- _Short problem_
In this exercise, print only the lines of the records below from the one with "Generate a component" through the one with "10, 11, 12];", inclusive. Pictures are not part of the copy.

- _Record list_
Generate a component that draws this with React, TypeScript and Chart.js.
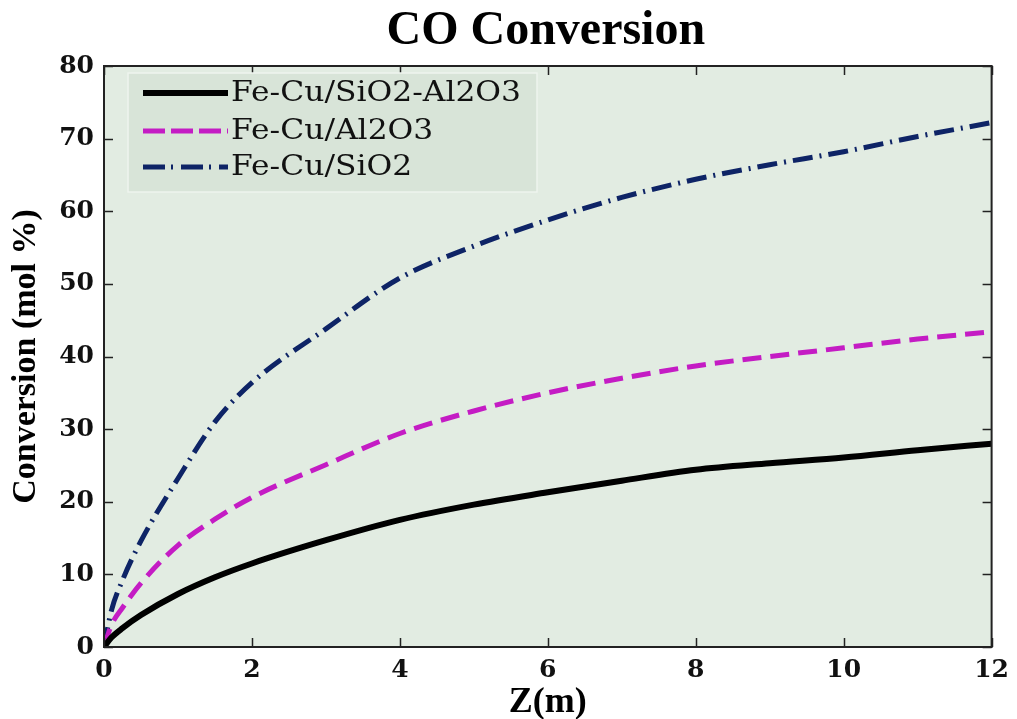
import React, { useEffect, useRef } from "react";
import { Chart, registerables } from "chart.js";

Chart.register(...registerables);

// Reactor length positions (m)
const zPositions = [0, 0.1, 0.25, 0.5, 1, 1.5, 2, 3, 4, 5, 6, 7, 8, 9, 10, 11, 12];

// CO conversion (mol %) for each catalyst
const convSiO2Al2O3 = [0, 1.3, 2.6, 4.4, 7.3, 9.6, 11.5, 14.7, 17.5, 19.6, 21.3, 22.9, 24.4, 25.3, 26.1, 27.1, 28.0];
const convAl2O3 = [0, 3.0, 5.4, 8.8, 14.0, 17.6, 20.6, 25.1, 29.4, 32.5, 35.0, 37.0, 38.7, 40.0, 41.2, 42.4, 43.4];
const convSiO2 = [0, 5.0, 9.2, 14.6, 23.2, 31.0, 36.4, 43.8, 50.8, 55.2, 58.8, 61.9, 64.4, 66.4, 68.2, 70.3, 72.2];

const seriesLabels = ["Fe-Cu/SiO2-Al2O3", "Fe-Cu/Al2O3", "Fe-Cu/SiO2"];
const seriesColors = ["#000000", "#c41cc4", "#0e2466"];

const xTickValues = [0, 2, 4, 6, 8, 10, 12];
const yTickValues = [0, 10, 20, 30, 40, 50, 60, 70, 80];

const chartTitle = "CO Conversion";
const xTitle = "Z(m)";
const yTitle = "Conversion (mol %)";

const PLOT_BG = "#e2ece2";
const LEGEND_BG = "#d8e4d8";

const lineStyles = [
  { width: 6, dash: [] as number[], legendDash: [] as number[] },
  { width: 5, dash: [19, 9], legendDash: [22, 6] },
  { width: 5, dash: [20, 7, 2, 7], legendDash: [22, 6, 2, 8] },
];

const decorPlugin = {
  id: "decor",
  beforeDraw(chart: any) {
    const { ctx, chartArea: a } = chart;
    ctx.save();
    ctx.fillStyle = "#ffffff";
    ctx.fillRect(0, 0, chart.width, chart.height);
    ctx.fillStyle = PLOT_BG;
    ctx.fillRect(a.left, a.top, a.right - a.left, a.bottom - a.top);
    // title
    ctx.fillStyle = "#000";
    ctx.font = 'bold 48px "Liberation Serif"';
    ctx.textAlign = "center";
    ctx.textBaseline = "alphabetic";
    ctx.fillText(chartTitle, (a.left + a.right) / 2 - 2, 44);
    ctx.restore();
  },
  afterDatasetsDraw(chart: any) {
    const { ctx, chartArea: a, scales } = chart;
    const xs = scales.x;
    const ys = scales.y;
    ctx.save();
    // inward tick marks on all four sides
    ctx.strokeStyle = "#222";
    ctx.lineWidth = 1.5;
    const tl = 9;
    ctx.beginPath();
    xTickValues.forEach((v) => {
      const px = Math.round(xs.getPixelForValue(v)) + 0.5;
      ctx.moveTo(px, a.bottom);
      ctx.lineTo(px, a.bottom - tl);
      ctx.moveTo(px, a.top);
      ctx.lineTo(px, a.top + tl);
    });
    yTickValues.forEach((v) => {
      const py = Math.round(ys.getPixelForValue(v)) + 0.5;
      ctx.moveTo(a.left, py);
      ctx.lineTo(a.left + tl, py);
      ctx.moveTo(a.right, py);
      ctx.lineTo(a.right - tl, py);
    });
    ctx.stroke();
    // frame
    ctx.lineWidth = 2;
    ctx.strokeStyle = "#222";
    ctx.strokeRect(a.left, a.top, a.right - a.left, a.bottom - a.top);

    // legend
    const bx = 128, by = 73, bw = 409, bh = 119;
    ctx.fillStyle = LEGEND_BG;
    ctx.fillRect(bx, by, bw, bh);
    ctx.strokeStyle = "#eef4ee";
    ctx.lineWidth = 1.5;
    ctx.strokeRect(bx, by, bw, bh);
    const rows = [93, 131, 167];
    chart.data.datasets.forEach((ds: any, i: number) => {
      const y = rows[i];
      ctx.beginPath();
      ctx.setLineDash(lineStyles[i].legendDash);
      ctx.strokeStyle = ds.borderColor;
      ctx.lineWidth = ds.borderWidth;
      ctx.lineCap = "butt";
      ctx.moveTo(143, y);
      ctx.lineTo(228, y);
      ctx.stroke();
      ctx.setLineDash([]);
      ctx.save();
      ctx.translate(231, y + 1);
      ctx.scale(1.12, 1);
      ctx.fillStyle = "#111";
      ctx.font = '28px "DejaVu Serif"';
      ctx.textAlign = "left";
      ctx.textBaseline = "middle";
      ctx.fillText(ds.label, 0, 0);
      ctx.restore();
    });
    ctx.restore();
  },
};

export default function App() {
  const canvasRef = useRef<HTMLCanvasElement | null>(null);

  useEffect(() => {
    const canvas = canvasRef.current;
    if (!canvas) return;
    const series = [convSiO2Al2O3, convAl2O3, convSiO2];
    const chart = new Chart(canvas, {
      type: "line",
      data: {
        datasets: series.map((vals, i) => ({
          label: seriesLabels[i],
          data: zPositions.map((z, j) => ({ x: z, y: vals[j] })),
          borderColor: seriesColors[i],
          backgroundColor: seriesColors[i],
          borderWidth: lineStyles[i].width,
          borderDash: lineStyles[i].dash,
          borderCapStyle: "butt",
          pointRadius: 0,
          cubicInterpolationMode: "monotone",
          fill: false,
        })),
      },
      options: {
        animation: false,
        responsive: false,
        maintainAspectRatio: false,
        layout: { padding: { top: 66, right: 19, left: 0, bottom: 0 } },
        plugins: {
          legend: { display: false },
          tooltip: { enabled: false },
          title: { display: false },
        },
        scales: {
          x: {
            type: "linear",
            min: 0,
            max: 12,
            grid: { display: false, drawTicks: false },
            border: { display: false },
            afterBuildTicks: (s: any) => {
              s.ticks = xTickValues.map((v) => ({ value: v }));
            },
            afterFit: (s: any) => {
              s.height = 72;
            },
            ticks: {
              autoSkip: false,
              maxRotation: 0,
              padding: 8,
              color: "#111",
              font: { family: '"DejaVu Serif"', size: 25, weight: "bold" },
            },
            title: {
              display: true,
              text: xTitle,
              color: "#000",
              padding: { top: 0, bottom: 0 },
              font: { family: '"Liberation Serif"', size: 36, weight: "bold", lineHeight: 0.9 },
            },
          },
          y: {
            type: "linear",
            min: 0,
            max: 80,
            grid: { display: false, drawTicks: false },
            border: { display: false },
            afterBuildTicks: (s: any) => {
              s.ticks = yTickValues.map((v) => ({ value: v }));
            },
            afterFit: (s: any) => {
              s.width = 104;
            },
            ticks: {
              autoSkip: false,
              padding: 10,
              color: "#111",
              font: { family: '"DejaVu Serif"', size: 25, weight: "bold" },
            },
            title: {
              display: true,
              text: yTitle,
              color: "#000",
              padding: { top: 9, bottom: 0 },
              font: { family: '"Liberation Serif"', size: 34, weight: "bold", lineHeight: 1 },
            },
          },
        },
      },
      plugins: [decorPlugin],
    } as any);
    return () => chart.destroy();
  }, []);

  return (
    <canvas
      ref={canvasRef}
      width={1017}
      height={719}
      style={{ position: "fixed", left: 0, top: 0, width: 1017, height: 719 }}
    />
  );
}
--
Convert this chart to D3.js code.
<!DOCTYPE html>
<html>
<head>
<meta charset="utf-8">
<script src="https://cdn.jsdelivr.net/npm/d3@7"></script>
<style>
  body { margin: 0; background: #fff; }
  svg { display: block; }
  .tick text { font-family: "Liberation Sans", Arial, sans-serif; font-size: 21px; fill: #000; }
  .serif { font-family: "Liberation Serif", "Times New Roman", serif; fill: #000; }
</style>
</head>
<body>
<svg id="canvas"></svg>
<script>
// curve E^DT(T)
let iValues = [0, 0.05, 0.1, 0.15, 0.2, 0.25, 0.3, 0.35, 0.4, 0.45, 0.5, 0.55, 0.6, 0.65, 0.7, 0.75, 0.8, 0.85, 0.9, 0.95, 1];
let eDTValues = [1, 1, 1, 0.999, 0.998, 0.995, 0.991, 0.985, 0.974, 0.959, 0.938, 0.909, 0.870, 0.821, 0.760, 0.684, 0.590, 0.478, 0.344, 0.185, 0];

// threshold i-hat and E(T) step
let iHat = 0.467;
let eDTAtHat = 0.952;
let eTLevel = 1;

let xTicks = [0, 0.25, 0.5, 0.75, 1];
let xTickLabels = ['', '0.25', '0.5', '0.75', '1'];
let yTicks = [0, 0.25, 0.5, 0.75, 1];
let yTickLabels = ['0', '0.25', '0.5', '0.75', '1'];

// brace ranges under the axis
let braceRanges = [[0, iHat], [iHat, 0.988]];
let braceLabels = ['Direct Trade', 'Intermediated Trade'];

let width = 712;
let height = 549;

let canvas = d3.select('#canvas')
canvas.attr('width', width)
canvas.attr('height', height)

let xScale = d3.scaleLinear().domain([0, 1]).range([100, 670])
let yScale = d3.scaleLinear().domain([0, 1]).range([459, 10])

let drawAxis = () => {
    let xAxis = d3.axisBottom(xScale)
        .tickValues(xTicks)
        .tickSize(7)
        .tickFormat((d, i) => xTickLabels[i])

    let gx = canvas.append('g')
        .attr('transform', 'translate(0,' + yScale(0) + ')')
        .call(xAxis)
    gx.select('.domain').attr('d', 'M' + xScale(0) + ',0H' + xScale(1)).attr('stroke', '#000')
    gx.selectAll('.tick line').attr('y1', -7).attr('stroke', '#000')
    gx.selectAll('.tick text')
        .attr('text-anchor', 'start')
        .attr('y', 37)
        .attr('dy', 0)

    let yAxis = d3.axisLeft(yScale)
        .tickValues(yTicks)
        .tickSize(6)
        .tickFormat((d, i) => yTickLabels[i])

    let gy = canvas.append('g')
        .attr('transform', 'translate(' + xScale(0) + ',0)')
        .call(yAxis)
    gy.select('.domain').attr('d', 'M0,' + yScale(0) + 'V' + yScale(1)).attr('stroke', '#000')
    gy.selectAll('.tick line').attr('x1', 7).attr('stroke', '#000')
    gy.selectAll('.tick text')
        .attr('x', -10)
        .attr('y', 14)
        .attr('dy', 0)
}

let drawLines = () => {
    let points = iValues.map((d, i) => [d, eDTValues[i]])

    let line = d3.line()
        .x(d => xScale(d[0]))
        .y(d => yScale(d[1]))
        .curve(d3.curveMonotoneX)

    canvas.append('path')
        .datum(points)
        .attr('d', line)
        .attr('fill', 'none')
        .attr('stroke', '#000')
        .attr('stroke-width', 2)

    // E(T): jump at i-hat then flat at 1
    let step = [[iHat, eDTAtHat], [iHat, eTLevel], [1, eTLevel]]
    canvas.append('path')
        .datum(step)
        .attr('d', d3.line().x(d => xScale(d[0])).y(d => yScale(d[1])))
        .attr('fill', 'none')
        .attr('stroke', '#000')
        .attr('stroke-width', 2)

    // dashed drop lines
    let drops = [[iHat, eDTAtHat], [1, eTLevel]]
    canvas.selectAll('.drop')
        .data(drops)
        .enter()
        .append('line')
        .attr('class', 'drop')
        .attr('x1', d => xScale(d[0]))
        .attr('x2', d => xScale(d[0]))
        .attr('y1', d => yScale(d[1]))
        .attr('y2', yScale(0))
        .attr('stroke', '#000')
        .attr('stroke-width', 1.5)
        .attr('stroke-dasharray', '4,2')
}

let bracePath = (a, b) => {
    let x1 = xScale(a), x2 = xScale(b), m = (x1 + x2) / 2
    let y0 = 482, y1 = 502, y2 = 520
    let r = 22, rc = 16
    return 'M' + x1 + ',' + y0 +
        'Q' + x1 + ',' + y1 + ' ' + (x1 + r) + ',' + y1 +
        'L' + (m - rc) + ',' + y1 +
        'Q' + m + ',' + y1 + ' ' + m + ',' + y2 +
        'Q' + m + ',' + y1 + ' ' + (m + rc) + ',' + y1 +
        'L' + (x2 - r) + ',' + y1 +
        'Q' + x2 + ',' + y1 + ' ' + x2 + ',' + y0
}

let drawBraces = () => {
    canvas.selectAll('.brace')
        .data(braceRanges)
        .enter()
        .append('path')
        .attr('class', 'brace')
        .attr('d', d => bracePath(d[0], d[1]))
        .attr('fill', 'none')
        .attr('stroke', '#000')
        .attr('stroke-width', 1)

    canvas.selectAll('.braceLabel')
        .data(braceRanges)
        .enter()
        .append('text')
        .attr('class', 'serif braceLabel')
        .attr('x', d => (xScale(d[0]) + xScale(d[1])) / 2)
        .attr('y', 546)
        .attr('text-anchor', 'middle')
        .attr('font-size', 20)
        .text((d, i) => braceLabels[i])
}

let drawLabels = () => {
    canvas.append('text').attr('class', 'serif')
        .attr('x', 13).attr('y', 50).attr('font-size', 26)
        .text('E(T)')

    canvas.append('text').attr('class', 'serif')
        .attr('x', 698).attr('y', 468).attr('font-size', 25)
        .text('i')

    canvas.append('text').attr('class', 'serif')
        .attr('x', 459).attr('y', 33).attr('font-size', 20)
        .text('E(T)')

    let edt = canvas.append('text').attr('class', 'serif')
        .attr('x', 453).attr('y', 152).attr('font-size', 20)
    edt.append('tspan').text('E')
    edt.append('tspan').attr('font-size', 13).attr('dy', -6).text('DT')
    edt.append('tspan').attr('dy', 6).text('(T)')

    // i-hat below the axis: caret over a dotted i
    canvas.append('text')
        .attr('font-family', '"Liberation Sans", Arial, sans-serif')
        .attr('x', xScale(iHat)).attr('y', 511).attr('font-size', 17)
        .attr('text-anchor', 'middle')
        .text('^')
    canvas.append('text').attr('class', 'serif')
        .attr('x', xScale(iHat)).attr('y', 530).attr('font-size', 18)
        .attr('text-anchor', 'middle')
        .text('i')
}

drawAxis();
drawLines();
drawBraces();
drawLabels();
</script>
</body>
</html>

- _Answer to this task_
Generate a component that draws this with React, TypeScript and Chart.js.
import React, { useEffect, useRef } from "react";
import { Chart, registerables } from "chart.js";

Chart.register(...registerables);

// Reactor length positions (m)
const zPositions = [0, 0.1, 0.25, 0.5, 1, 1.5, 2, 3, 4, 5, 6, 7, 8, 9, 10, 11, 12];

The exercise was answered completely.